When the storage of the way information has been completed in the step S221, that is, when both of the way information store enabling signal 108 and the way information read enabling signal 109 are high, the way information buffer on/off control circuit 87 sets the way information store enabling signal 108 to low, and the flow returns to the step S101 (S222).

FIG. 4 is a flowchart showing a process flow of an event wait condition detection processing according to the first exemplary embodiment of the present invention. First, the branch instruction determination circuit 83 in the control circuit 80 decodes the executive instruction 104, and determines whether the decoded executive instruction is a branch instruction or not (S301). When the decoded executive instruction is not a branch instruction, the control circuit 80 increments the instruction counter 85, and terminates the event wait condition detection processing (S311).

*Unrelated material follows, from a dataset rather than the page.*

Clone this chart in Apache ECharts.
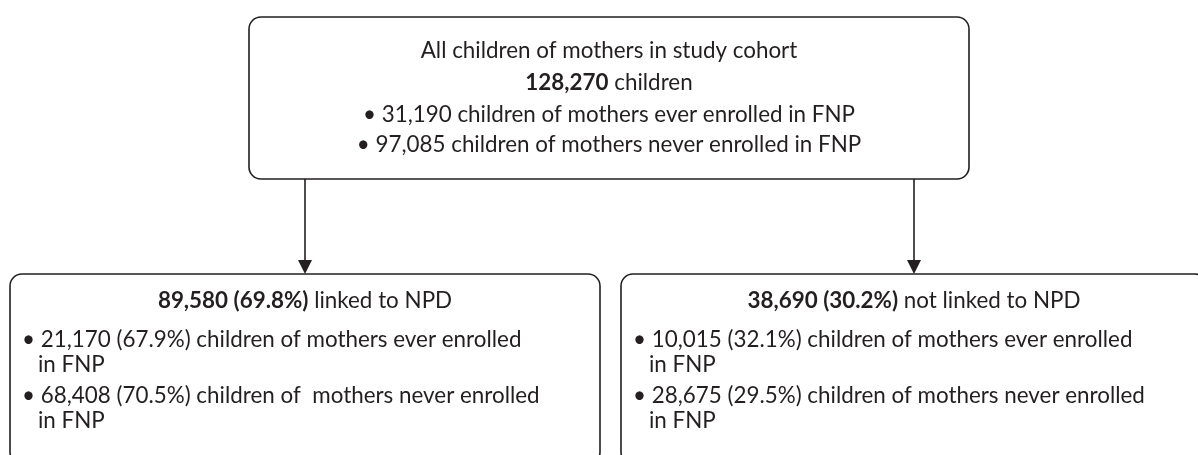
<!DOCTYPE html>
<html>
<head>
<meta charset="utf-8">
<script src="https://cdn.jsdelivr.net/npm/echarts@6/dist/echarts.min.js"></script>
<style>
  html, body { margin: 0; padding: 0; background: #fff; }
  #chart { width: 1198px; height: 455px; }
</style>
</head>
<body>
<div id="chart"></div>
<script>
// ---- Data ----
const topTitle = 'All children of mothers in study cohort';
const totalChildren = 128270;
const topBullets = [
  [31190, 'children of mothers ever enrolled in FNP'],
  [97085, 'children of mothers never enrolled in FNP']
];
const groupLabels = ['linked to NPD', 'not linked to NPD'];
const groupCounts = [89580, 38690];
const groupPcts = [69.8, 30.2];
const everCounts = [21170, 10015];
const everPcts = [67.9, 32.1];
const neverCounts = [68408, 28675];
const neverPcts = [70.5, 29.5];
const everText = ['children of mothers ever enrolled', 'children of mothers ever enrolled'];
const neverText = ['children of  mothers never enrolled', 'children of mothers never enrolled'];
const wrapText = 'in FNP';

// ---- Layout / style ----
const FONT = 'Lato, "Noto Sans", sans-serif';
const FS = 22.4;
const INK = '#231f20';
const LW = 1.6;
const fmt = n => n.toLocaleString('en-US');

const chart = echarts.init(document.getElementById('chart'), null, { renderer: 'canvas' });

const els = [];
function box(x, y, w, h) {
  els.push({ type: 'rect', shape: { x, y, width: w, height: h, r: 12 },
    style: { fill: '#fff', stroke: INK, lineWidth: LW }, z: 1 });
}
function txt(x, y, text, align, rich) {
  els.push({ type: 'text', x, y, z: 3,
    style: { text, fill: INK, fontSize: FS, fontFamily: FONT, align: align || 'center',
      verticalAlign: 'middle',
      rich: rich ? { b: { fontWeight: 'bold', fontSize: FS, fontFamily: FONT, fill: INK } } : undefined } });
}
function arrow(x, y1, y2) {
  els.push({ type: 'line', shape: { x1: x, y1, x2: x, y2: y2 - 10 }, style: { stroke: INK, lineWidth: LW }, z: 2 });
  els.push({ type: 'polygon', shape: { points: [[x - 7, y2 - 14], [x + 7, y2 - 14], [x, y2]] },
    style: { fill: INK }, z: 2 });
}

// top box
const topBox = { x: 249, y: 17, w: 720, h: 162 };
box(topBox.x, topBox.y, topBox.w, topBox.h);
const cx = topBox.x + topBox.w / 2;
txt(cx, 51, topTitle);
txt(cx, 83, '{b|' + fmt(totalChildren) + '} children', 'center', true);
topBullets.forEach((b, i) => txt(cx, 115 + i * 30, '\u2022 ' + fmt(b[0]) + ' ' + b[1]));

// bottom boxes
const bottoms = [{ x: 10, w: 590 }, { x: 621, w: 586 }];
const by = 274;
bottoms.forEach((b, i) => {
  box(b.x, by, b.w, 190);
  const bcx = b.x + b.w / 2;
  arrow(bcx, topBox.y + topBox.h, by);
  txt(bcx, 301, '{b|' + fmt(groupCounts[i]) + ' (' + groupPcts[i].toFixed(1) + '%)} ' + groupLabels[i], 'center', true);
  const lx = b.x + 12;
  txt(lx, 340, '\u2022 ' + fmt(everCounts[i]) + ' (' + everPcts[i].toFixed(1) + '%) ' + everText[i], 'left');
  txt(lx + 16, 365, wrapText, 'left');
  txt(lx, 396, '\u2022 ' + fmt(neverCounts[i]) + ' (' + neverPcts[i].toFixed(1) + '%) ' + neverText[i], 'left');
  txt(lx + 16, 421, wrapText, 'left');
});

chart.setOption({ animation: false, graphic: { elements: els } });
</script>
</body>
</html>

When the decoded executive instruction is a branch instruction in the step S301, the branch instruction determination circuit 83 sets the branch instruction detection signal 201 to high (S302). The address holding register 84 outputs a value stored in the last branch destination address holding register 95 and a value stored in the last branch instruction address holding register 96 as the last branch destination address 203 and the last branch instruction run address 202, to the branch destination address comparator 93 and the branch instruction address comparator 89, respectively. When the branch instruction detection signal 201 is high, the address holding register 84 discards the value stored in the last branch instruction address holding register 96, and stores the target address 103. Similarly, when the branch instruction detection signal 201 is high, the address holding register 84 discards the value stored in the last branch destination address holding register 95, and stores the branch destination address 105.

After that, the instruction count number comparator 91 determines whether the way information read pointer 107, which is a value of an internal counter of the instruction counter 85, is the way information buffer entry number 205 or less (S305). When it is determined that, the way information read pointer 107 is greater than the way information buffer entry number 205, the flow advances to the step S321.

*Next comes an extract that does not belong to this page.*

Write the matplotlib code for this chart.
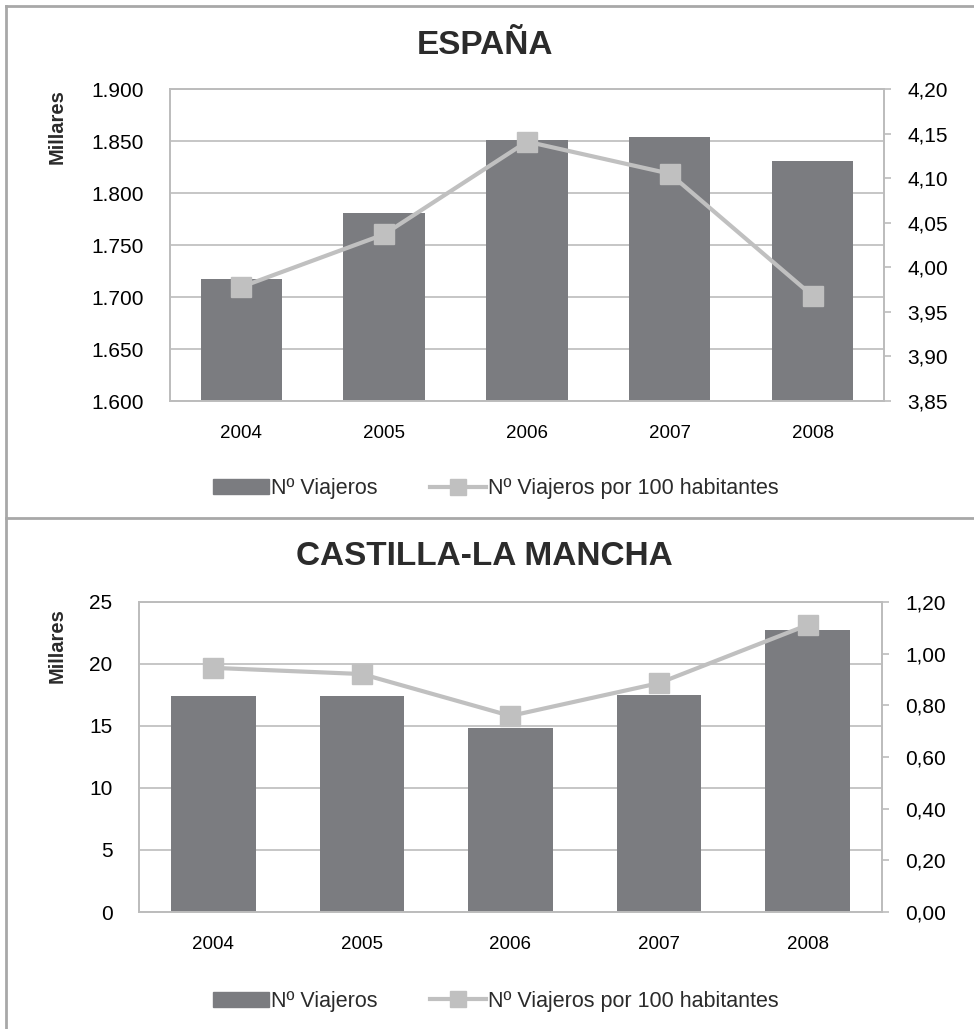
import numpy as np
import matplotlib
matplotlib.use('Agg')
import matplotlib.pyplot as plt
from matplotlib.lines import Line2D
from matplotlib.patches import Patch
from matplotlib.ticker import FuncFormatter

# ---- data ----
years = ['2004', '2005', '2006', '2007', '2008']

esp_viajeros = [1717, 1781, 1851, 1854, 1831]          # miles
esp_por_100 = [3.978, 4.037, 4.141, 4.105, 3.968]

clm_viajeros = [17.4, 17.4, 14.8, 17.5, 22.7]           # miles
clm_por_100 = [0.945, 0.921, 0.759, 0.886, 1.111]

BAR_COLOR = '#7b7c80'
LINE_COLOR = '#c0c0c0'
GRID_COLOR = '#bcbcbc'
TEXT_COLOR = '#2b2b2b'
FONT = ['Liberation Sans', 'DejaVu Sans']

plt.rcParams['font.family'] = FONT
plt.rcParams['text.color'] = TEXT_COLOR


def thousands(v, _):
    return f"{v:,.0f}".replace(',', '.')


def comma2(v, _):
    return f"{v:.2f}".replace('.', ',')


def draw_panel(fig, rect, title, title_y, bars, line, ylim, yticks,
               y2lim, y2ticks, millares_y, legend_y):
    ax = fig.add_axes(rect)
    x = np.arange(len(years))
    ax.bar(x, bars, width=0.57, color=BAR_COLOR, zorder=2)
    ax.set_xlim(-0.5, len(years) - 0.5)
    ax.set_ylim(*ylim)
    ax.set_yticks(yticks)
    ax.yaxis.set_major_formatter(FuncFormatter(thousands))
    ax.set_xticks(x)
    ax.set_xticklabels(years, fontsize=13.5)
    ax.tick_params(axis='x', length=0, pad=17)
    ax.tick_params(axis='y', length=0, pad=19, labelsize=15)
    ax.grid(axis='y', color=GRID_COLOR, lw=1.2, zorder=0)
    for s in ('left', 'bottom', 'right', 'top'):
        ax.spines[s].set_color(GRID_COLOR)
        ax.spines[s].set_linewidth(1.2)

    ax2 = ax.twinx()
    ax2.plot(x, line, color=LINE_COLOR, lw=3, marker='s', markersize=14,
             markerfacecolor=LINE_COLOR, markeredgecolor=LINE_COLOR, zorder=3)
    ax2.set_ylim(*y2lim)
    ax2.set_yticks(y2ticks)
    ax2.yaxis.set_major_formatter(FuncFormatter(comma2))
    ax2.tick_params(axis='y', length=5, width=1.2, color=GRID_COLOR,
                    pad=12, labelsize=15)
    for s in ('left', 'bottom', 'right', 'top'):
        ax2.spines[s].set_color(GRID_COLOR)
        ax2.spines[s].set_linewidth(1.2)

    fig.text(0.4975, title_y, title, ha='center', va='center',
             fontsize=24, fontweight='bold')
    fig.text(0.0585, millares_y, 'Millares', rotation=90, ha='center',
             va='top', fontsize=14.5, fontweight='bold')

    handles = [Patch(facecolor=BAR_COLOR, edgecolor=BAR_COLOR),
               Line2D([0], [0], color=LINE_COLOR, lw=3, marker='s',
                      markersize=11, markerfacecolor=LINE_COLOR,
                      markeredgecolor=LINE_COLOR)]
    labels = ['Nº Viajeros', 'Nº Viajeros por 100 habitantes']
    fig.legend(handles, labels, loc='center', bbox_to_anchor=(0.509, legend_y),
               ncol=2, frameon=False, handlelength=2.6, handletextpad=0.1,
               columnspacing=2.4, prop={'size': 15.5})
    return ax, ax2


fig = plt.figure(figsize=(9.74, 10.29), dpi=100)

draw_panel(fig, [0.1745, 0.6103, 0.7331, 0.3032], 'ESPAÑA', 0.956,
           esp_viajeros, esp_por_100, (1600, 1900),
           np.arange(1600, 1901, 50), (3.85, 4.20),
           np.arange(3.85, 4.2001, 0.05), 0.913, 0.525)

draw_panel(fig, [0.1427, 0.1137, 0.7628, 0.3013], 'CASTILLA-LA MANCHA', 0.459,
           clm_viajeros, clm_por_100, (0, 25), np.arange(0, 26, 5),
           (0, 1.2), np.arange(0, 1.2001, 0.2), 0.409, 0.027)

# panel frames
frame = dict(color='#a8a8a8', lw=2, transform=fig.transFigure)
fig.add_artist(Line2D([0.006, 1.0], [0.9942, 0.9942], **frame))
fig.add_artist(Line2D([0.006, 1.0], [0.4966, 0.4966], **frame))
fig.add_artist(Line2D([0.006, 0.006], [0.0, 0.9942], **frame))

fig.savefig('out.png', dpi=100, facecolor='white')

When the way information read pointer 107 is the way information buffer entry number 205 or less in the step S305, the instruction count number comparator 91 sets the entry enabling signal 206 to high (S306). This is because, in this case, it is possible to determine that the number of instructions per one loop of the instruction loop, which is repeatedly executed continuously until just before, is within a range of the number of instructions that can be stored in the way information buffer 79.

The loop counter addition controller 97 sets the loop counter addition enabling signal 211 to high, and increments the loop counter 86 (S307). The loop count number comparator 94 determines whether the loop count number 208 is the loop counter threshold 209 or more (S308). When the loop count number 208 is less than the loop counter threshold 209, the flow advances to the step S310 to terminate the event wait condition detection processing.

When the loop count number 208 is the loop counter threshold 209 or more in the step S308, the control circuit 80 detects the event wait condition, and allows storage of the way information (S309). In particular, the loop count number comparator 94 sets the event wait condition detection signal 210 to high. The way information buffer on/off control circuit 87 sets the way information store enabling signal 108 to high. After that, the control circuit 80 resets the instruction counter 85 (S310), and terminates the event wait condition detection processing.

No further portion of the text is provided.